What we actually do with our time, just as what we eat and drink, how we spend our money is the real subject matter of our spirituality; not what experiences we have or how we feel.

Upon my bed by night
I sought him whom my soul loves;
I sought him, but found him not;
I called him, but he gave no answer.
“I will rise now and go about the city,
in the streets and in the squares;
I will seek him whom my soul loves.”
I sought him, but found him not.
The watchmen found me,
as they went about in the city.
“Have you seen him whom my soul loves?”

Scarcely had I passed them,
when I found him whom my soul loves.
I held him, and would not let him go …

The writer of the Song of Songs finds the beloved by doing one simple thing. Getting up.

The love of Christ controls us, says St Paul. A better translation is compelled. We are never controlled by God but the love of Christ, our love, compels us. The disciplines of the Christian life are never obligations imposed on us; we feel freely a compulsion to fast, to keep vigil, to pray, to get up early. Compulsions that replace the compulsions, the addictions of the world.

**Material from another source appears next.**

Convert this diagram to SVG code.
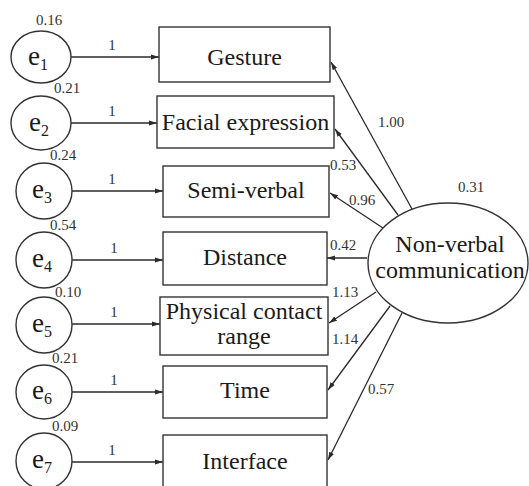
<svg xmlns="http://www.w3.org/2000/svg" width="529" height="486" viewBox="0 0 529 486">
  <style>
    text { font-family: 'Liberation Serif', 'Times New Roman', Times, 'DejaVu Serif', serif; }
    .node { fill: #ffffff; stroke: #333333; stroke-width: 1.4; }
    .lbl { font-size: 24px; fill: #1a1a1a; text-anchor: middle; }
    .num { font-size: 15px; fill: #333333; }
    .err { font-size: 27px; fill: #1a1a1a; }
    .sub { font-size: 16px; }
    .edge { stroke: #2a2a2a; stroke-width: 1.3; fill: none; marker-end: url(#arrow); }
  </style>
  <defs>
    <marker id="arrow" markerUnits="userSpaceOnUse" markerWidth="9" markerHeight="6" refX="8" refY="3" orient="auto">
      <path d="M0,0.5 L8,3 L0,5.5 z" fill="#2a2a2a"/>
    </marker>
  </defs>
  <rect width="529" height="486" fill="#ffffff"/>

  <g font-family="Liberation Serif, Times New Roman, serif">
  <!-- connectors: error terms to indicators, latent factor to indicators -->
  <g id="connectors">
    <line class="edge" x1="71" y1="57" x2="159" y2="57"/>
    <line class="edge" x1="71" y1="123" x2="157" y2="123"/>
    <line class="edge" x1="72" y1="191" x2="163" y2="191"/>
    <line class="edge" x1="72" y1="260" x2="163" y2="260"/>
    <line class="edge" x1="72" y1="324" x2="160" y2="324"/>
    <line class="edge" x1="72" y1="392" x2="163" y2="392"/>
    <line class="edge" x1="72" y1="462" x2="163" y2="462"/>

    <line class="edge" x1="412" y1="209" x2="331" y2="62"/>
    <line class="edge" x1="398" y1="215" x2="335" y2="129"/>
    <line class="edge" x1="383" y1="228" x2="330" y2="193"/>
    <line class="edge" x1="367" y1="258" x2="327" y2="258"/>
    <line class="edge" x1="376" y1="292" x2="329" y2="323"/>
    <line class="edge" x1="390" y1="306" x2="328" y2="390"/>
    <line class="edge" x1="402" y1="313" x2="328" y2="460"/>

    <!-- fixed loadings of error terms -->
    <text class="num" x="112" y="50" text-anchor="middle">1</text>
    <text class="num" x="112" y="116" text-anchor="middle">1</text>
    <text class="num" x="112" y="184" text-anchor="middle">1</text>
    <text class="num" x="114" y="253" text-anchor="middle">1</text>
    <text class="num" x="114" y="317" text-anchor="middle">1</text>
    <text class="num" x="114" y="385" text-anchor="middle">1</text>
    <text class="num" x="112" y="455" text-anchor="middle">1</text>

    <!-- factor loadings -->
    <text class="num" x="378" y="127">1.00</text>
    <text class="num" x="330" y="170">0.53</text>
    <text class="num" x="349" y="205">0.96</text>
    <text class="num" x="330" y="250">0.42</text>
    <text class="num" x="332" y="297">1.13</text>
    <text class="num" x="332" y="344">1.14</text>
    <text class="num" x="368" y="394">0.57</text>
  </g>

  <!-- error terms -->
  <g id="e1">
    <ellipse class="node" cx="41" cy="57" rx="30" ry="26"/>
    <text class="err" x="28" y="65">e<tspan class="sub" dy="5">1</tspan></text>
    <text class="num" x="36" y="25">0.16</text>
  </g>
  <g id="e2">
    <ellipse class="node" cx="41" cy="123" rx="30" ry="27"/>
    <text class="err" x="29" y="131">e<tspan class="sub" dy="5">2</tspan></text>
    <text class="num" x="54" y="93">0.21</text>
  </g>
  <g id="e3">
    <ellipse class="node" cx="44" cy="191" rx="28" ry="28"/>
    <text class="err" x="32" y="198">e<tspan class="sub" dy="5">3</tspan></text>
    <text class="num" x="50" y="160">0.24</text>
  </g>
  <g id="e4">
    <ellipse class="node" cx="44" cy="260" rx="28" ry="28"/>
    <text class="err" x="32" y="267">e<tspan class="sub" dy="5">4</tspan></text>
    <text class="num" x="50" y="230">0.54</text>
  </g>
  <g id="e5">
    <ellipse class="node" cx="44" cy="325" rx="28" ry="28"/>
    <text class="err" x="32" y="332">e<tspan class="sub" dy="5">5</tspan></text>
    <text class="num" x="55" y="297">0.10</text>
  </g>
  <g id="e6">
    <ellipse class="node" cx="44" cy="392" rx="28" ry="27"/>
    <text class="err" x="32" y="399">e<tspan class="sub" dy="5">6</tspan></text>
    <text class="num" x="52" y="363">0.21</text>
  </g>
  <g id="e7">
    <ellipse class="node" cx="44" cy="461" rx="28" ry="28"/>
    <text class="err" x="32" y="468">e<tspan class="sub" dy="5">7</tspan></text>
    <text class="num" x="52" y="431">0.09</text>
  </g>

  <!-- observed indicators -->
  <g id="gesture">
    <rect class="node" x="159" y="27" width="171" height="55"/>
    <text class="lbl" x="244.5" y="65">Gesture</text>
  </g>
  <g id="facial-expression">
    <rect class="node" x="157" y="96" width="177" height="52"/>
    <text class="lbl" x="245.5" y="130">Facial expression</text>
  </g>
  <g id="semi-verbal">
    <rect class="node" x="163" y="166" width="166" height="51"/>
    <text class="lbl" x="246" y="198">Semi-verbal</text>
  </g>
  <g id="distance">
    <rect class="node" x="163" y="232" width="164" height="53"/>
    <text class="lbl" x="245" y="265">Distance</text>
  </g>
  <g id="physical-contact-range">
    <rect class="node" x="160" y="297" width="168" height="58"/>
    <text class="lbl" x="244" y="319">Physical contact</text>
    <text class="lbl" x="244" y="344">range</text>
  </g>
  <g id="time">
    <rect class="node" x="163" y="366" width="164" height="52"/>
    <text class="lbl" x="245" y="398">Time</text>
  </g>
  <g id="interface">
    <rect class="node" x="163" y="435" width="164" height="55"/>
    <text class="lbl" x="245" y="469">Interface</text>
  </g>

  <!-- latent factor -->
  <g id="non-verbal-communication">
    <ellipse class="node" cx="448" cy="263" rx="80" ry="60"/>
    <text class="lbl" x="450" y="252">Non-verbal</text>
    <text class="lbl" x="450" y="278">communication</text>
    <text class="num" x="458" y="192">0.31</text>
  </g>
  </g>
</svg>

Our Christian freedom is shown when we are not controlled  by staying up late, but when we behave differently to those around us. When the patterns of our life, the habits of our use of time are set by the gospel.

“Suddenly a White Rabbit with pink eyes ran close by [Alice].

There was nothing so very remarkable in that; nor did Alice think it so very much out of the way to hear the Rabbit say to itself, “Oh dear! Oh dear! I shall be too late!” (when she thought about it afterwards, it occurred to her that she ought to have wondered at this, but at the time it all seemed quite natural); but, when the Rabbit actually took a watch out of its waistcoat-pocket, and looked at it, and then hurried on, Alice started to her feet, for it flashed across her mind that she had never before seen a rabbit with either a waistcoat-pocket, or a watch to take out of it, and, burning with curiosity, she ran across the field after it …”

Are you curious to know the risen Jesus, to hear him speak your name?

Don’t be like the White Rabbit, always late, wake up, and very early in the morning, while it is still dark you will meet him.